# [What the task requires]
Print all of the lines exactly. Any picture among them stays out.

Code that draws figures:
....................
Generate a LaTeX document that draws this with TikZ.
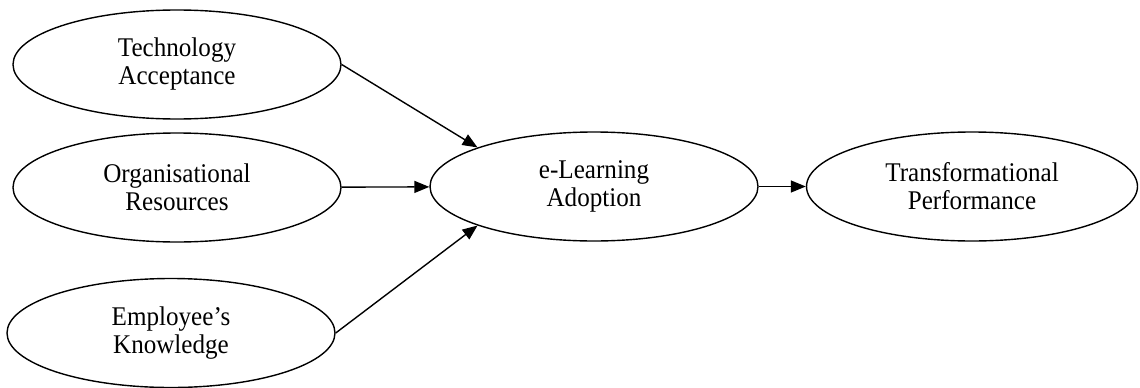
\documentclass[tikz,border=0pt]{standalone}
\usepackage{fontspec}
\setmainfont{Liberation Serif}[FakeStretch=0.93]
\usetikzlibrary{shapes.geometric,arrows.meta}
\begin{document}
\begin{tikzpicture}[x=1pt,y=-1pt,
  construct/.style={ellipse,draw,line width=1.4pt,minimum width=328pt,minimum height=109pt,inner sep=0pt,align=center,
    font=\fontsize{27}{28}\selectfont},
  link/.style={line width=1.4pt,-{Triangle[length=15pt,width=12pt]}}]
\useasboundingbox (0,0) rectangle (1140,388);
\node[construct] (ta) at (177,64.5) {Technology\\Acceptance};
\node[construct] (or) at (177,187.5) {Organisational\\Resources};
\node[construct] (ek) at (171,333) {Employee’s\\Knowledge};
\node[construct] (el) at (594,186.5) {e-Learning\\Adoption};
\node[construct,minimum width=331pt] (tp) at (972,186.5) {Transformational\\Performance};
\draw[link] (ta.east) -- (el.north west);
\draw[link] (or) -- (el);
\draw[link] (ek.east) -- (el.south west);
\draw[link] (el) -- (tp);
\end{tikzpicture}
\end{document}
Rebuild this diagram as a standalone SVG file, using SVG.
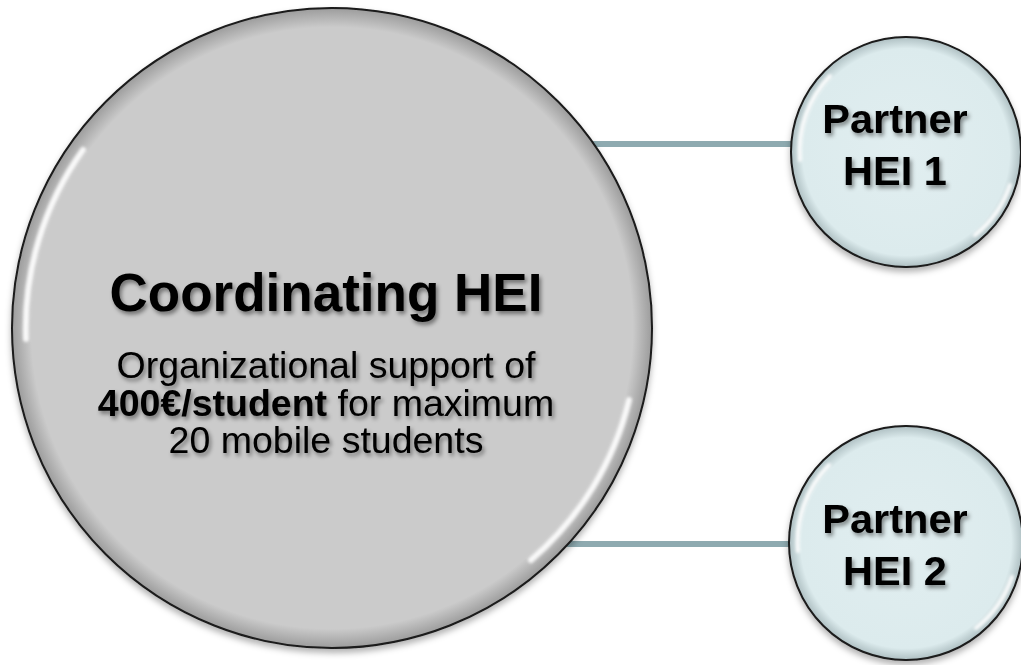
<svg xmlns="http://www.w3.org/2000/svg" width="1021" height="665" viewBox="0 0 1021 665">
  <defs>
    <radialGradient id="gBig" cx="50%" cy="50%" r="50%">
      <stop offset="0" stop-color="#cbcbcb"/>
      <stop offset="0.94" stop-color="#cbcbcb"/>
      <stop offset="1" stop-color="#9c9c9c"/>
    </radialGradient>
    <radialGradient id="gSmall" cx="50%" cy="50%" r="50%">
      <stop offset="0" stop-color="#e1eef0"/>
      <stop offset="0.9" stop-color="#dcebed"/>
      <stop offset="1" stop-color="#aebfc2"/>
    </radialGradient>
    <filter id="shadow" x="-10%" y="-10%" width="120%" height="125%">
      <feDropShadow dx="0" dy="4" stdDeviation="3" flood-color="#000" flood-opacity="0.3"/>
    </filter>
    <filter id="tshadow" x="-10%" y="-30%" width="120%" height="160%">
      <feDropShadow dx="2" dy="3" stdDeviation="2" flood-color="#000" flood-opacity="0.45"/>
    </filter>
    <filter id="soft" x="-20%" y="-20%" width="140%" height="140%">
      <feGaussianBlur stdDeviation="1.5"/>
    </filter>
  </defs>
  <style>
    .conn { stroke: #8eaab0; stroke-width: 6; fill: none; }
    .big { fill: url(#gBig); stroke: #1a1a1a; stroke-width: 2; filter: url(#shadow); }
    .small { fill: url(#gSmall); stroke: #1a1a1a; stroke-width: 2; filter: url(#shadow); }
    .hl { fill: none; stroke: #ffffff; stroke-width: 6; stroke-linecap: round; opacity: 0.9; filter: url(#soft); }
    .hls { fill: none; stroke: #ffffff; stroke-width: 4; stroke-linecap: round; opacity: 0.9; filter: url(#soft); }
    text { font-family: "Liberation Sans", Arial, sans-serif; fill: #000; text-anchor: middle; filter: url(#tshadow); }
    .title { font-size: 53px; font-weight: bold; }
    .sub { font-size: 37.5px; }
    .b { font-weight: bold; }
    .ptxt { font-size: 41.5px; font-weight: bold; }
  </style>
  <rect width="1021" height="665" fill="#ffffff"/>
  <g id="connectors">
    <line class="conn" x1="590" y1="144" x2="795" y2="144"/>
    <line class="conn" x1="565" y1="544" x2="795" y2="544"/>
  </g>
  <g id="coordinating">
    <circle class="big" cx="332" cy="328" r="320"/>
    <path class="hl" d="M26,339 A306,306 0 0 1 83,150"/>
    <path class="hl" d="M629,400 A306,306 0 0 1 531,560"/>
    <text class="title" x="326" y="311">Coordinating HEI</text>
    <text class="sub" x="326" y="378">Organizational support of</text>
    <text class="sub" x="326" y="416"><tspan class="b">400€/student</tspan> for maximum</text>
    <text class="sub" x="326" y="453">20 mobile students</text>
  </g>
  <g id="partner1">
    <circle class="small" cx="906" cy="152" r="115"/>
    <path class="hls" d="M800,160 A108,108 0 0 1 830,76"/>
    <path class="hls" d="M1010,185 A108,108 0 0 1 975,235"/>
    <text class="ptxt" x="895" y="133">Partner</text>
    <text class="ptxt" x="895" y="185">HEI 1</text>
  </g>
  <g id="partner2">
    <circle class="small" cx="906" cy="543" r="117"/>
    <path class="hls" d="M798,551 A110,110 0 0 1 829,465"/>
    <path class="hls" d="M1012,577 A110,110 0 0 1 976,628"/>
    <text class="ptxt" x="895" y="533">Partner</text>
    <text class="ptxt" x="895" y="585">HEI 2</text>
  </g>
</svg>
....................
# [Result of this exercise]
Generate a LaTeX document that draws this with TikZ.
\documentclass[tikz,border=0pt]{standalone}
\usepackage{fontspec}
\setmainfont{Liberation Serif}[FakeStretch=0.93]
\usetikzlibrary{shapes.geometric,arrows.meta}
\begin{document}
\begin{tikzpicture}[x=1pt,y=-1pt,
  construct/.style={ellipse,draw,line width=1.4pt,minimum width=328pt,minimum height=109pt,inner sep=0pt,align=center,
    font=\fontsize{27}{28}\selectfont},
  link/.style={line width=1.4pt,-{Triangle[length=15pt,width=12pt]}}]
\useasboundingbox (0,0) rectangle (1140,388);
\node[construct] (ta) at (177,64.5) {Technology\\Acceptance};
\node[construct] (or) at (177,187.5) {Organisational\\Resources};
\node[construct] (ek) at (171,333) {Employee’s\\Knowledge};
\node[construct] (el) at (594,186.5) {e-Learning\\Adoption};
\node[construct,minimum width=331pt] (tp) at (972,186.5) {Transformational\\Performance};
\draw[link] (ta.east) -- (el.north west);
\draw[link] (or) -- (el);
\draw[link] (ek.east) -- (el.south west);
\draw[link] (el) -- (tp);
\end{tikzpicture}
\end{document}
Rebuild this diagram as a standalone SVG file, using SVG.
<svg xmlns="http://www.w3.org/2000/svg" width="1021" height="665" viewBox="0 0 1021 665">
  <defs>
    <radialGradient id="gBig" cx="50%" cy="50%" r="50%">
      <stop offset="0" stop-color="#cbcbcb"/>
      <stop offset="0.94" stop-color="#cbcbcb"/>
      <stop offset="1" stop-color="#9c9c9c"/>
    </radialGradient>
    <radialGradient id="gSmall" cx="50%" cy="50%" r="50%">
      <stop offset="0" stop-color="#e1eef0"/>
      <stop offset="0.9" stop-color="#dcebed"/>
      <stop offset="1" stop-color="#aebfc2"/>
    </radialGradient>
    <filter id="shadow" x="-10%" y="-10%" width="120%" height="125%">
      <feDropShadow dx="0" dy="4" stdDeviation="3" flood-color="#000" flood-opacity="0.3"/>
    </filter>
    <filter id="tshadow" x="-10%" y="-30%" width="120%" height="160%">
      <feDropShadow dx="2" dy="3" stdDeviation="2" flood-color="#000" flood-opacity="0.45"/>
    </filter>
    <filter id="soft" x="-20%" y="-20%" width="140%" height="140%">
      <feGaussianBlur stdDeviation="1.5"/>
    </filter>
  </defs>
  <style>
    .conn { stroke: #8eaab0; stroke-width: 6; fill: none; }
    .big { fill: url(#gBig); stroke: #1a1a1a; stroke-width: 2; filter: url(#shadow); }
    .small { fill: url(#gSmall); stroke: #1a1a1a; stroke-width: 2; filter: url(#shadow); }
    .hl { fill: none; stroke: #ffffff; stroke-width: 6; stroke-linecap: round; opacity: 0.9; filter: url(#soft); }
    .hls { fill: none; stroke: #ffffff; stroke-width: 4; stroke-linecap: round; opacity: 0.9; filter: url(#soft); }
    text { font-family: "Liberation Sans", Arial, sans-serif; fill: #000; text-anchor: middle; filter: url(#tshadow); }
    .title { font-size: 53px; font-weight: bold; }
    .sub { font-size: 37.5px; }
    .b { font-weight: bold; }
    .ptxt { font-size: 41.5px; font-weight: bold; }
  </style>
  <rect width="1021" height="665" fill="#ffffff"/>
  <g id="connectors">
    <line class="conn" x1="590" y1="144" x2="795" y2="144"/>
    <line class="conn" x1="565" y1="544" x2="795" y2="544"/>
  </g>
  <g id="coordinating">
    <circle class="big" cx="332" cy="328" r="320"/>
    <path class="hl" d="M26,339 A306,306 0 0 1 83,150"/>
    <path class="hl" d="M629,400 A306,306 0 0 1 531,560"/>
    <text class="title" x="326" y="311">Coordinating HEI</text>
    <text class="sub" x="326" y="378">Organizational support of</text>
    <text class="sub" x="326" y="416"><tspan class="b">400€/student</tspan> for maximum</text>
    <text class="sub" x="326" y="453">20 mobile students</text>
  </g>
  <g id="partner1">
    <circle class="small" cx="906" cy="152" r="115"/>
    <path class="hls" d="M800,160 A108,108 0 0 1 830,76"/>
    <path class="hls" d="M1010,185 A108,108 0 0 1 975,235"/>
    <text class="ptxt" x="895" y="133">Partner</text>
    <text class="ptxt" x="895" y="185">HEI 1</text>
  </g>
  <g id="partner2">
    <circle class="small" cx="906" cy="543" r="117"/>
    <path class="hls" d="M798,551 A110,110 0 0 1 829,465"/>
    <path class="hls" d="M1012,577 A110,110 0 0 1 976,628"/>
    <text class="ptxt" x="895" y="533">Partner</text>
    <text class="ptxt" x="895" y="585">HEI 2</text>
  </g>
</svg>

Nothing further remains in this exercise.